ALBUQUERQUE, N.M. (KRQE) – As drones become more and more common, the U.S. military is considering ways to defend against drone attacks. One method they’re testing is using microwaves to take down so-called drone ‘swarms.’

In April, the Air Force Research Laboratory (AFRL) tested a weapon called the Tactical High-power Operational Responder (THOR) at Kirtland Air Force Base in Albuquerque, New Mexico. The ground-based defense system proved effective against swarming drones, AFRL says.

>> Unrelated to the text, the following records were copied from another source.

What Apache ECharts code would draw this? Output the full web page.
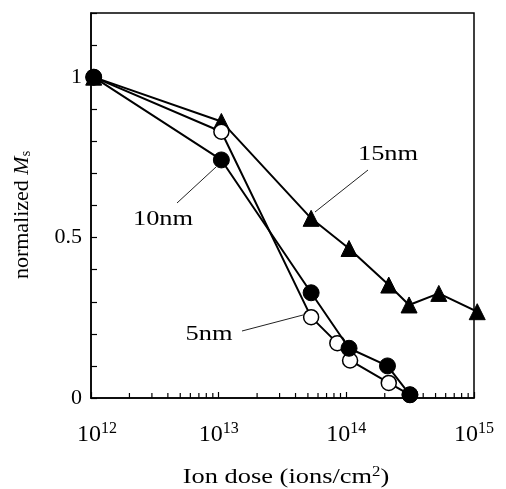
<!DOCTYPE html>
<html><head><meta charset="utf-8">
<script src="https://cdn.jsdelivr.net/npm/echarts@6/dist/echarts.min.js"></script>
<style>html,body{margin:0;padding:0;background:#fff}#c{width:506px;height:489px}</style>
</head><body><div id="c"></div>
<script>
// ---- data (doses) ----
const dose15 = [1.05e12, 1.05e13, 5.3e13, 1.05e14, 2.15e14, 3.1e14, 5.3e14, 1.06e15];
const ms15   = [1.0, 0.862, 0.56, 0.466, 0.352, 0.29, 0.326, 0.269];
const dose10 = [1.05e12, 1.05e13, 5.3e13, 1.05e14, 2.1e14, 3.15e14];
const ms10   = [1.0, 0.742, 0.328, 0.155, 0.10, 0.01];
const dose5  = [1.05e12, 1.05e13, 5.3e13, 8.5e13, 1.07e14, 2.15e14, 3.15e14];
const ms5    = [1.0, 0.83, 0.252, 0.171, 0.117, 0.047, 0.01];
const yTickLabels = [0, 0.5, 1];
const minorTickValues = [];
[1e12, 1e13, 1e14].forEach(d => { for (let k = 2; k <= 9; k++) minorTickValues.push(k * d); });

const FONT = '"Liberation Serif", "DejaVu Serif", serif';
const zip = (a, b) => a.map((v, i) => [v, b[i]]);

const chart = echarts.init(document.getElementById('c'), null, {renderer: 'canvas'});
const lineStyle = {color: '#000', width: 2};
const SX = 1.2;
chart.setOption({
  animation: false,
  grid: {left: 91, right: 32, top: 13, bottom: 91, show: true, borderColor: '#000', borderWidth: 1.5, backgroundColor: 'transparent'},
  xAxis: {
    type: 'log', logBase: 10, min: 1e12, max: 1e15,
    axisLine: {lineStyle: {color: '#000', width: 1.5}},
    axisTick: {inside: true, length: 6, lineStyle: {color: '#000', width: 1.2}},
    splitLine: {show: false},
    axisLabel: {
      margin: 23,
      formatter: v => {
        const e = Math.round(Math.log10(v));
        return (e === 12 ? '{f|10}' : '{b|10}') + '{s|' + e + '}';
      },
      rich: {
        f: {fontFamily: FONT, fontSize: 24, color: '#000', padding: [0, 0, 0, 12]},
        b: {fontFamily: FONT, fontSize: 24, color: '#000'},
        s: {fontFamily: FONT, fontSize: 16, color: '#000', verticalAlign: 'top', padding: [0, 0, 12, 0]}
      }
    }
  },
  yAxis: {
    type: 'value', min: 0, max: 1.2, interval: 0.1,
    axisLine: {show: true, lineStyle: {color: '#000', width: 1.5}},
    axisTick: {inside: true, length: 6, lineStyle: {color: '#000', width: 1.2}},
    splitLine: {show: false},
    axisLabel: {
      margin: 9, fontFamily: FONT, fontSize: 22, color: '#000',
      formatter: v => {
        const m = yTickLabels.find(t => Math.abs(t - v) < 1e-6);
        return m === undefined ? '' : String(m);
      }
    }
  },
  series: [
    {
      type: 'custom', silent: true, z: 1,
      data: minorTickValues.map(v => [v, 0]),
      renderItem: (params, api) => {
        const p = api.coord([api.value(0), 0]);
        return {type: 'line', shape: {x1: p[0], y1: p[1], x2: p[0], y2: p[1] - 5}, style: {stroke: '#000', lineWidth: 1.2}};
      }
    },
    {
      name: '15nm', type: 'line', data: zip(dose15, ms15), clip: false, z: 2,
      symbol: 'triangle', symbolSize: 16, lineStyle,
      itemStyle: {color: '#000', borderColor: '#000'}
    },
    {
      name: '5nm', type: 'line', data: zip(dose5, ms5), clip: false, z: 3,
      symbol: 'circle', symbolSize: 15, showAllSymbol: true, lineStyle,
      itemStyle: {color: '#fff', borderColor: '#000', borderWidth: 1.5}
    },
    {
      name: '10nm', type: 'line', data: zip(dose10, ms10), clip: false, z: 4,
      symbol: 'circle', symbolSize: 16, lineStyle,
      itemStyle: {color: '#000', borderColor: '#000'}
    }
  ],
  graphic: [
    {type: 'text', x: 388, y: 154, scaleX: SX, style: {text: '15nm', font: '22px ' + FONT, fill: '#000', align: 'center', verticalAlign: 'middle'}},
    {type: 'line', shape: {x1: 368, y1: 170, x2: 315, y2: 212}, style: {stroke: '#222', lineWidth: 1}},
    {type: 'text', x: 163, y: 219, scaleX: SX, style: {text: '10nm', font: '22px ' + FONT, fill: '#000', align: 'center', verticalAlign: 'middle'}},
    {type: 'line', shape: {x1: 177, y1: 203, x2: 216, y2: 167}, style: {stroke: '#222', lineWidth: 1}},
    {type: 'text', x: 209, y: 334, scaleX: SX, style: {text: '5nm', font: '22px ' + FONT, fill: '#000', align: 'center', verticalAlign: 'middle'}},
    {type: 'line', shape: {x1: 242, y1: 331, x2: 303, y2: 315}, style: {stroke: '#222', lineWidth: 1}},
    {
      type: 'text', x: 22, y: 215, rotation: Math.PI / 2,
      style: {
        text: '{n|normalized }{m|M}{s|s}', align: 'center', verticalAlign: 'middle',
        rich: {
          n: {fontFamily: FONT, fontSize: 22, fill: '#000'},
          m: {fontFamily: FONT, fontSize: 22, fontStyle: 'italic', fill: '#000'},
          s: {fontFamily: FONT, fontSize: 14, fill: '#000', verticalAlign: 'bottom', padding: [9, 0, 0, 0]}
        }
      }
    },
    {
      type: 'text', x: 286, y: 477, scaleX: SX,
      style: {
        text: '{n|Ion dose (ions/cm}{s|2}{n|)}', align: 'center', verticalAlign: 'middle',
        rich: {
          n: {fontFamily: FONT, fontSize: 22, fill: '#000'},
          s: {fontFamily: FONT, fontSize: 14, fill: '#000', verticalAlign: 'top', padding: [0, 0, 10, 0]}
        }
      }
    }
  ]
});
</script></body></html>
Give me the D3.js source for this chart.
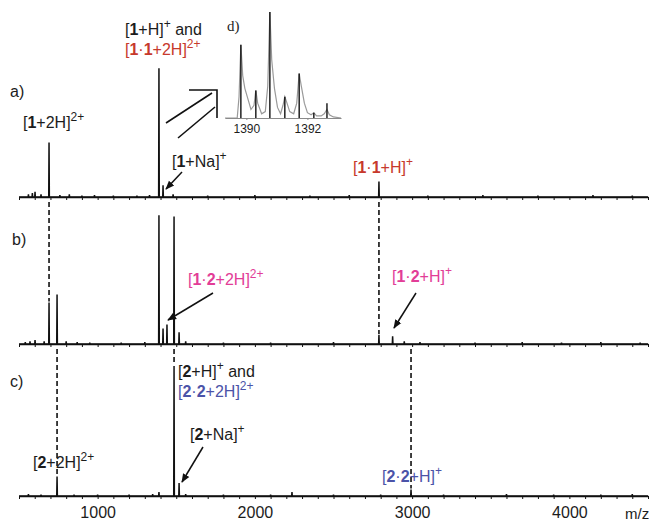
<!DOCTYPE html>
<html>
<head>
<meta charset="utf-8">
<script src="https://d3js.org/d3.v7.min.js"></script>
<style>
  body { margin: 0; background: #fff; }
  svg { display: block; }
</style>
</head>
<body>
<svg id="ms" width="649" height="521"></svg>
<script>
var svg = d3.select("#ms");

// peaks: [m/z, relative intensity %]
var peaksA = [[602, 4], [691, 42], [1390, 99], [1416, 9], [2789, 12]];
var peaksB = [[602, 3], [691, 32], [742, 38], [1390, 99], [1416, 12], [1441, 15], [1486, 98], [1518, 9], [2789, 7], [2876, 6]];
var peaksC = [[742, 15], [1390, 3], [1486, 100], [1518, 10], [2236, 3], [2993, 5]];

// small baseline bumps
var noiseA = [[560, 2], [585, 3], [640, 2], [760, 1.5], [820, 2], [900, 1], [980, 1.5], [1100, 1], [1250, 1], [1330, 1.5], [1480, 2], [1700, 1], [2000, 1.5], [2350, 1], [2600, 1.5], [3100, 1], [3450, 1.5], [3800, 1], [4150, 1.5], [4400, 1]];
var noiseB = [[540, 1.5], [570, 2], [660, 2], [800, 2], [870, 1.5], [950, 1], [1150, 1], [1300, 1.5], [1560, 2], [1800, 1], [2100, 1], [2500, 1.5], [2950, 2], [3050, 1.5], [3400, 1], [3700, 1.5], [3950, 1], [4200, 1.5], [4450, 1]];
var noiseC = [[560, 1.5], [640, 1], [850, 1], [1000, 1], [1200, 1], [1350, 1.5], [1560, 1.5], [1800, 1], [2100, 1], [2500, 1], [2800, 1], [3200, 1], [3600, 1.5], [3900, 1], [4200, 1], [4400, 1.5]];

// inset d): centroid sticks and profile trace
var insetSticks = [[1389.82, 69], [1390.31, 26], [1390.77, 100], [1391.26, 20], [1391.73, 42], [1392.21, 5], [1392.64, 14]];
var insetProfile = [[1389.3, 0], [1389.7, 0], [1389.76, 20], [1389.82, 69], [1389.88, 40], [1389.95, 28], [1390.05, 18], [1390.15, 8],
  [1390.25, 12], [1390.31, 26], [1390.37, 14], [1390.5, 4], [1390.62, 6], [1390.7, 30], [1390.77, 100], [1390.83, 55], [1390.92, 28],
  [1391.02, 10], [1391.12, 4], [1391.2, 12], [1391.26, 20], [1391.32, 15], [1391.42, 6], [1391.55, 4], [1391.65, 14], [1391.73, 42],
  [1391.8, 30], [1391.9, 14], [1392.0, 5], [1392.12, 3], [1392.21, 5], [1392.3, 2], [1392.45, 2], [1392.55, 4], [1392.64, 8],
  [1392.72, 3], [1392.85, 1], [1393.1, 0]];

var axisTicks = d3.range(500, 4501, 100);
var axisLabels = [1000, 2000, 3000, 4000];
var insetTicks = [1390, 1392];

var red = "#c7392c", pink = "#e23d97", blue = "#4b53a8", ink = "#1c1c1c";

var x = d3.scaleLinear().domain([500, 4500]).range([19, 648]);
var panels = {
  a: { y: d3.scaleLinear().domain([0, 100]).range([197, 67]), peaks: peaksA, noise: noiseA },
  b: { y: d3.scaleLinear().domain([0, 100]).range([344, 214]), peaks: peaksB, noise: noiseB },
  c: { y: d3.scaleLinear().domain([0, 100]).range([496, 366]), peaks: peaksC, noise: noiseC }
};

svg.append("defs").append("marker")
  .attr("id", "head")
  .attr("viewBox", "0 0 10 10")
  .attr("refX", 9).attr("refY", 5)
  .attr("markerWidth", 9).attr("markerHeight", 9)
  .attr("markerUnits", "userSpaceOnUse")
  .attr("orient", "auto")
  .append("path").attr("d", "M0,1 L10,5 L0,9 Z").attr("fill", "#111");

function drawPanel(key, showLabels) {
  var p = panels[key];
  var pts = [[500, 0]];
  p.peaks.concat(p.noise).sort(function(a, b) { return a[0] - b[0]; }).forEach(function(d) {
    pts.push([d[0] - 2, 0], [d[0], d[1]], [d[0] + 2, 0]);
  });
  pts.push([4500, 0]);
  var line = d3.line().x(function(d) { return x(d[0]); }).y(function(d) { return p.y(d[1]); });

  var axis = d3.axisBottom(x).tickValues(axisTicks).tickSize(3).tickSizeOuter(0).tickPadding(8)
    .tickFormat(function(d) { return showLabels && axisLabels.indexOf(d) >= 0 ? d : ""; });
  var g = svg.append("g").attr("transform", "translate(0," + p.y(0) + ")").call(axis);
  g.select(".domain").attr("stroke", "#111").attr("stroke-width", 1.3);
  g.selectAll(".tick line").attr("stroke", "#111");
  g.selectAll(".tick text").style("font-family", "Liberation Sans, Arial, sans-serif").style("font-size", "16px").attr("fill", ink);

  svg.append("path")
    .attr("d", line(pts))
    .attr("fill", "none")
    .attr("stroke", "#111")
    .attr("stroke-width", 1.5)
    .attr("stroke-linejoin", "miter");
}

function peakHeight(key, mz) {
  var hit = panels[key].peaks.filter(function(d) { return d[0] === mz; })[0];
  return hit ? hit[1] : 0;
}

// dashed guides from one spectrum down to the matching peak in the next
function connector(mz, from, to) {
  svg.append("line")
    .attr("x1", x(mz)).attr("x2", x(mz))
    .attr("y1", panels[from].y(0) + 5)
    .attr("y2", panels[to].y(peakHeight(to, mz)) - 1)
    .attr("stroke", "#111")
    .attr("stroke-width", 1.6)
    .attr("stroke-dasharray", "5,3");
}

function arrow(x1, y1, x2, y2) {
  svg.append("line")
    .attr("x1", x1).attr("y1", y1).attr("x2", x2).attr("y2", y2)
    .attr("stroke", "#111").attr("stroke-width", 1.5)
    .attr("marker-end", "url(#head)");
}

function label(lx, ly, parts, color) {
  var t = svg.append("text")
    .attr("x", lx).attr("y", ly)
    .style("font-family", "Liberation Sans, Arial, sans-serif")
    .style("font-size", "16px")
    .style("fill", color || ink);
  var up = 0;
  parts.forEach(function(p) {
    var s = t.append("tspan").text(p[0]);
    if (p[1] === "b") s.style("font-weight", "bold");
    if (p[1] === "s") {
      s.style("font-size", "12px").attr("dy", up ? 0 : -7);
      up = 7;
    } else if (up) {
      s.attr("dy", up);
      up = 0;
    }
  });
}

function drawInset() {
  var ix = d3.scaleLinear().domain([1389.3, 1393.1]).range([225, 341]);
  var iy = d3.scaleLinear().domain([0, 100]).range([118, 12]);
  var prof = d3.line().x(function(d) { return ix(d[0]); }).y(function(d) { return iy(d[1]); });

  svg.append("path")
    .attr("d", prof(insetProfile))
    .attr("fill", "none").attr("stroke", "#9a9a9a").attr("stroke-width", 1.2);
  svg.selectAll(".stick").data(insetSticks).enter().append("line")
    .attr("class", "stick")
    .attr("x1", function(d) { return ix(d[0]); }).attr("x2", function(d) { return ix(d[0]); })
    .attr("y1", iy(0)).attr("y2", function(d) { return iy(d[1]); })
    .attr("stroke", "#111").attr("stroke-width", 1.4);

  var ax = d3.axisBottom(ix).tickValues(insetTicks).tickSize(2).tickSizeOuter(0).tickPadding(4).tickFormat(d3.format("d"));
  var g = svg.append("g").attr("transform", "translate(0," + iy(0) + ")").call(ax);
  g.select(".domain").attr("stroke", "#8a8a8a").attr("stroke-width", 1.2);
  g.selectAll(".tick line").attr("stroke", "#8a8a8a");
  g.selectAll(".tick text").style("font-family", "Liberation Sans, Arial, sans-serif").style("font-size", "12px").attr("fill", ink);

  svg.append("text")
    .attr("x", 227).attr("y", 31)
    .style("font-family", "Liberation Serif, Times New Roman, serif")
    .style("font-size", "15px")
    .style("fill", ink)
    .text("d)");

  // double-shafted arrow pointing to the zoom
  svg.append("line").attr("x1", 166).attr("y1", 123).attr("x2", 212).attr("y2", 93)
    .attr("stroke", "#111").attr("stroke-width", 1.6);
  svg.append("line").attr("x1", 178).attr("y1", 138).attr("x2", 215).attr("y2", 107)
    .attr("stroke", "#111").attr("stroke-width", 1.6);
  svg.append("polyline").attr("points", "189,90 217,90 217,118")
    .attr("fill", "none").attr("stroke", "#111").attr("stroke-width", 1.6);
}

drawPanel("a", false);
drawPanel("b", false);
drawPanel("c", true);

connector(691, "a", "b");
connector(2789, "a", "b");
connector(742, "b", "c");
connector(1486, "b", "c");
connector(2993, "b", "c");

drawInset();

arrow(182, 172, 166, 189);
arrow(213, 293, 168, 320);
arrow(416, 293, 394, 328);
arrow(203, 447, 182, 482);

svg.append("text").attr("x", 625).attr("y", 519)
  .style("font-family", "Liberation Sans, Arial, sans-serif").style("font-size", "15px").style("fill", ink)
  .text("m/z");

label(10, 97, [["a)", ""]]);
label(12, 245, [["b)", ""]]);
label(10, 387, [["c)", ""]]);

label(125, 35, [["[", ""], ["1", "b"], ["+H]", ""], ["+", "s"], [" and", ""]]);
label(125, 55, [["[", ""], ["1", "b"], ["·", ""], ["1", "b"], ["+2H]", ""], ["2+", "s"]], red);
label(23, 128, [["[", ""], ["1", "b"], ["+2H]", ""], ["2+", "s"]]);
label(172, 167, [["[", ""], ["1", "b"], ["+Na]", ""], ["+", "s"]]);
label(353, 173, [["[", ""], ["1", "b"], ["·", ""], ["1", "b"], ["+H]", ""], ["+", "s"]], red);

label(188, 285, [["[", ""], ["1", "b"], ["·", ""], ["2", "b"], ["+2H]", ""], ["2+", "s"]], pink);
label(392, 282, [["[", ""], ["1", "b"], ["·", ""], ["2", "b"], ["+H]", ""], ["+", "s"]], pink);

label(178, 377, [["[", ""], ["2", "b"], ["+H]", ""], ["+", "s"], [" and", ""]]);
label(178, 397, [["[", ""], ["2", "b"], ["·", ""], ["2", "b"], ["+2H]", ""], ["2+", "s"]], blue);
label(190, 440, [["[", ""], ["2", "b"], ["+Na]", ""], ["+", "s"]]);
label(33, 468, [["[", ""], ["2", "b"], ["+2H]", ""], ["2+", "s"]]);
label(382, 482, [["[", ""], ["2", "b"], ["·", ""], ["2", "b"], ["+H]", ""], ["+", "s"]], blue);
</script>
</body>
</html>
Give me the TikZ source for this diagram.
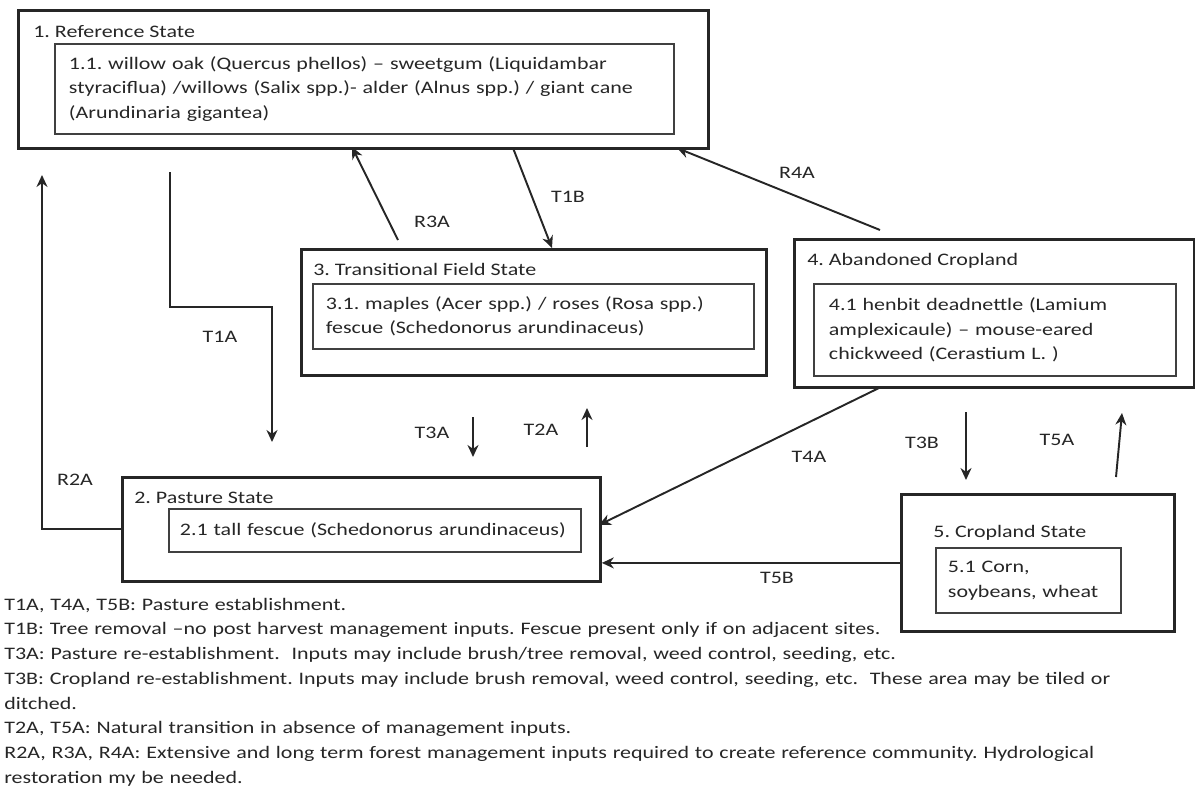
\documentclass[tikz,border=0pt]{standalone}
\usepackage{fontspec}
\setmainfont{Carlito}[FakeStretch=1.25]
\usepackage{xcolor}
\usetikzlibrary{arrows.meta,positioning}
\definecolor{ink}{HTML}{262626}
\definecolor{inkgray}{HTML}{404040}
\frenchspacing
\tikzset{
  statebox/.style={draw=ink,line width=1.6pt,anchor=north west,inner sep=0pt},
  phasebox/.style={draw=inkgray,line width=1.1pt,anchor=north west,align=left,
                   text=ink,font=\fontsize{10}{14}\selectfont},
  boxtitle/.style={anchor=base west,inner sep=0pt,text=ink,
                   font=\fontsize{10}{14}\selectfont},
  trlabel/.style={inner sep=0pt,text=ink,font=\fontsize{10}{14}\selectfont},
  keytext/.style={anchor=north west,inner sep=0pt,align=left,text width=23.6cm,
                  text=ink,font=\fontsize{10}{14.1}\selectfont},
  trarr/.style={-{Stealth[length=2.4mm,width=2.2mm]},line width=1.1pt,draw=ink}
}
\begin{document}
\begin{tikzpicture}[x=1cm,y=1cm]
    \path[use as bounding box] (0,0) rectangle (23.9,-16.02);
    % states
    \node[statebox,minimum width=13.8cm,minimum height=2.76cm] (ref) at (0.34,-0.18) {};
    \node[boxtitle] (reftitle) at (0.66,-0.74) {1. Reference State};
    \node[phasebox,text width=11.82cm,inner xsep=0.28cm,minimum height=1.8cm] (refphase)
      at (1.08,-0.86)
      {1.1. willow oak (Quercus phellos) – sweetgum (Liquidambar\\
       styraciflua) /willows (Salix spp.)- alder (Alnus spp.) / giant cane\\
       (Arundinaria gigantea)};
    \node[statebox,minimum width=9.3cm,minimum height=2.52cm] (trans) at (6.0,-4.96) {};
    \node[boxtitle] (transtitle) at (6.26,-5.5) {3. Transitional Field State};
    \node[phasebox,text width=8.3cm,inner xsep=0.26cm,minimum height=1.3cm] (transphase)
      at (6.24,-5.66)
      {3.1. maples (Acer spp.) / roses (Rosa spp.)\\
       fescue (Schedonorus arundinaceus)};
    \node[statebox,minimum width=8.0cm,minimum height=2.96cm] (aband) at (15.86,-4.76) {};
    \node[boxtitle] (abandtitle) at (16.14,-5.3) {4. Abandoned Cropland};
    \node[phasebox,text width=6.64cm,inner xsep=0.3cm,minimum height=1.84cm] (abandphase)
      at (16.26,-5.66)
      {4.1 henbit deadnettle (Lamium\\
       amplexicaule) – mouse-eared\\
       chickweed (Cerastium L. )};
    \node[statebox,minimum width=9.56cm,minimum height=2.08cm] (past) at (2.42,-9.52) {};
    \node[boxtitle] (pasttitle) at (2.68,-10.06) {2. Pasture State};
    \node[phasebox,text width=7.8cm,inner xsep=0.22cm,minimum height=0.86cm] (pastphase)
      at (3.36,-10.16)
      {\mbox{2.1 tall fescue (Schedonorus arundinaceus)}};
    \node[statebox,minimum width=5.46cm,minimum height=2.74cm] (crop) at (18.0,-9.86) {};
    \node[boxtitle] (croptitle) at (18.66,-10.74) {5. Cropland State};
    \node[phasebox,text width=3.22cm,inner xsep=0.24cm,minimum height=1.3cm] (cropphase)
      at (18.7,-10.94)
      {5.1 Corn,\\
       soybeans, wheat};
    % transition and restoration pathways
    \coordinate (t1atail) at (3.4,-3.44);
    \coordinate (t1abend) at (5.44,-6.14);
    \coordinate (t1atip) at (5.44,-8.84);
    \coordinate (r2atip) at (0.84,-3.5);
    \coordinate (r3atail) at (7.96,-4.8);
    \coordinate (r3atip) at (7.04,-2.94);
    \coordinate (t1btail) at (10.26,-2.96);
    \coordinate (t1btip) at (11.04,-4.96);
    \coordinate (r4atail) at (17.6,-4.6);
    \coordinate (r4atip) at (13.54,-2.96);
    \coordinate (t3atail) at (9.46,-8.34);
    \coordinate (t3atip) at (9.46,-9.14);
    \coordinate (t2atail) at (11.74,-8.94);
    \coordinate (t2atip) at (11.74,-8.16);
    \coordinate (t4atail) at (17.62,-7.74);
    \coordinate (t4atip) at (11.98,-10.5);
    \coordinate (t3btail) at (19.32,-8.24);
    \coordinate (t3btip) at (19.32,-9.6);
    \coordinate (t5atail) at (22.32,-9.54);
    \coordinate (t5atip) at (22.44,-8.26);
    \draw[trarr] (t1atail) |- (t1abend) -- (t1atip);
    \draw[trarr] (past.west) -| (r2atip);
    \draw[trarr] (r3atail) -- (r3atip);
    \draw[trarr] (t1btail) -- (t1btip);
    \draw[trarr] (r4atail) -- (r4atip);
    \draw[trarr] (t3atail) -- (t3atip);
    \draw[trarr] (t2atail) -- (t2atip);
    \draw[trarr] (t4atail) -- (t4atip);
    \draw[trarr] (t3btail) -- (t3btip);
    \draw[trarr] (t5atail) -- (t5atip);
    \draw[trarr] (crop.west) -- (crop.west -| past.east);
    \node[trlabel] (lblt1a) at (4.4,-6.74) {T1A};
    \node[trlabel] (lblr2a) at (1.5,-9.6) {R2A};
    \node[trlabel] (lblr3a) at (8.64,-4.44) {R3A};
    \node[trlabel] (lblt1b) at (11.36,-3.94) {T1B};
    \node[trlabel] (lblr4a) at (15.94,-3.46) {R4A};
    \node[trlabel] (lblt3a) at (8.64,-8.66) {T3A};
    \node[trlabel] (lblt2a) at (10.82,-8.6) {T2A};
    \node[trlabel] (lblt4a) at (16.18,-9.14) {T4A};
    \node[trlabel] (lblt3b) at (18.44,-8.86) {T3B};
    \node[trlabel] (lblt5a) at (21.14,-8.8) {T5A};
    \node[trlabel] (lblt5b) at (15.54,-11.56) {T5B};
    % key to the pathways
    \node[keytext] (key) at (0.08,-11.95)
      {T1A, T4A, T5B: Pasture establishment.\\
       T1B: Tree removal –no post harvest management inputs. Fescue present only if on adjacent sites.\\
       T3A: Pasture re-establishment.~ Inputs may include brush/tree removal, weed control, seeding, etc.\\
       T3B: Cropland re-establishment. Inputs may include brush removal, weed control, seeding, etc.~ These area may be tiled or\\
       ditched.\\
       T2A, T5A: Natural transition in absence of management inputs.\\
       R2A, R3A, R4A: Extensive and long term forest management inputs required to create reference community. Hydrological\\
       restoration my be needed.};
  \end{tikzpicture}
\end{document}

“The THOR team flew numerous drones at the THOR system to simulate a real-world swarm attack,” Adrian Lucero, THOR program manager at AFRL’s Directed Energy Directorate, said in a press release. “THOR has never been tested against these types of drones before, but this did not stop the system from dropping the targets out of the sky with its non-kinetic, speed-of-light High-Power Microwave, or HPM pulses.”

The weapon tracks targets and shoots a wide microwave beam to disable drones. It’s just one example of technology that might be used in combat in the near future.

“THOR was extremely efficient with a near continuous firing of the system during the swarm engagement,” said Capt. Tylar Hanson, THOR deputy program manager. “It is an early demonstrator, and we are confident we can take this same technology and make it more effective to protect our personnel around the world.”

The technology has been in development for several years and cost about $18 million, according to AFRL. When fired, the weapon is silent and can disable technology (like drones) instantly.